Tasks & LAW¶
FLAF expresses the whole analysis as a set of tasks wired together by their dependencies, and runs them with LAW (on top of Luigi). You do not need to know Luigi to use FLAF, but a working mental model of "tasks" pays off immediately.
What is a task?¶
A task is one stage of work with three things defined:
- outputs — the file(s) it produces (
output()), - requirements — the other tasks it depends on (
requires()), - a run step — what it actually does to turn inputs into outputs.
The crucial property: a task that already has its output is considered done. LAW checks for the output file; if it exists, the task is skipped. This makes the pipeline resumable — re-run a late stage and only the missing upstream pieces are computed.
You request the end; LAW fills in the middle¶
You almost never run the intermediate stages by hand. You ask for the task whose result you want, and LAW walks the dependency graph and runs whatever is missing, in order:
Even though plotting is the last stage, this single command will (if needed) resolve input files, produce and merge ntuples, compute observables and fill histograms first. The dependency graph for the analysis is, in order:
flowchart LR
IFT[InputFileTask] --> ATF[AnaTupleFileTask] --> ATM[AnaTupleMergeTask]
ATM --> HTP[HistTupleProducerTask] --> HFN[HistFromNtupleProducerTask]
HFN --> HM[HistMergerTask] --> HP[HistPlotTask]

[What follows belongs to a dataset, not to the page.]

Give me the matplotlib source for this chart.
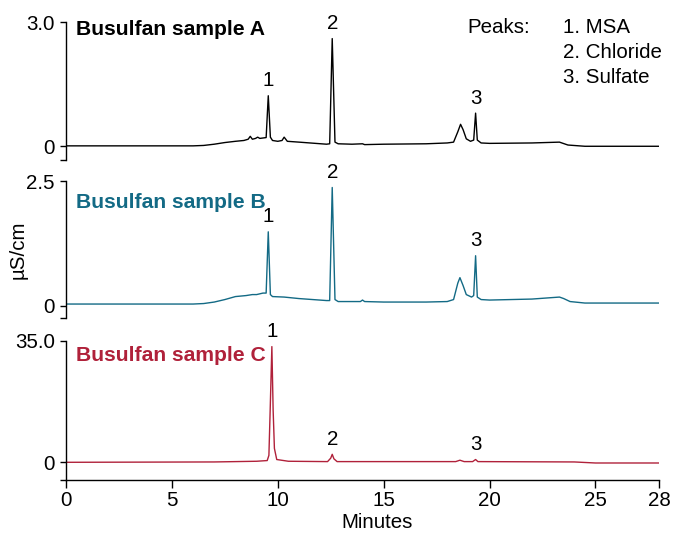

Every box is documented in the Task reference, and the same chain is walked through with commands in the full-workflow walkthrough.
Workflows and branches¶
Most FLAF tasks are workflows: they split into many independent branches that can run in parallel. What a branch is depends on the task:
AnaTupleFileTaskhas one branch per input NanoAOD file.HistPlotTaskhas one branch per variable to plot.- merge tasks have one branch per dataset/process.
Two arguments control workflows:
--workflow localruns branches on the current machine;--workflow htcondorsubmits them to the batch system.--branches 0,2,5-7runs only selected branches (great for testing one file or one variable).
--branches 0 does not mean 'a tiny run of everything'
--branches only restricts the task you launched. Its upstream dependencies still run for
everything they need. For example HistPlotTask --branches 0 plots one variable, but the
ntuples and histograms it needs are still produced for all datasets. To make a run genuinely
small, combine it with --test (few events) and phys_model: TestModel (few processes).
Inspecting and cleaning up¶
LAW gives you commands to see and manage the state of the graph without running it:
| Command | What it does |
|---|---|
--print-status N,K |
Show the status of the dependency tree to task depth N and file-collection depth K. --print-status 3,1 is a good default. The output also reveals each output's path. |
--print-deps N |
Print the dependency tree to depth N without checking outputs. |
--remove-output N,a,y |
Remove this task's outputs to depth N. a = all branches, y = no confirmation. Use to force a redo. |
--parallel-jobs M |
Cap the number of branches running at once (e.g. --parallel-jobs 100). Strongly recommended for large local or batch runs. |
--remove-output deletes files
It removes real outputs (including on grid storage). Double-check the depth and the version before confirming, especially in a shared production area.
Where do the common options come from?¶
--version, --period, --workflow, --branches, --test, --customisations, --process,
--user-custom and the per-task --*-version overrides are defined on FLAF's base task classes
(in FLAF/run_tools/law_customizations.py), so they are available on every FLAF task. They
are all catalogued in Command arguments.
When to re-index¶
LAW maintains an index of available tasks. Re-run law index --verbose after you add, rename
or move a task class, or you will get "task not found" errors. Simply editing the body of an
existing task does not require re-indexing.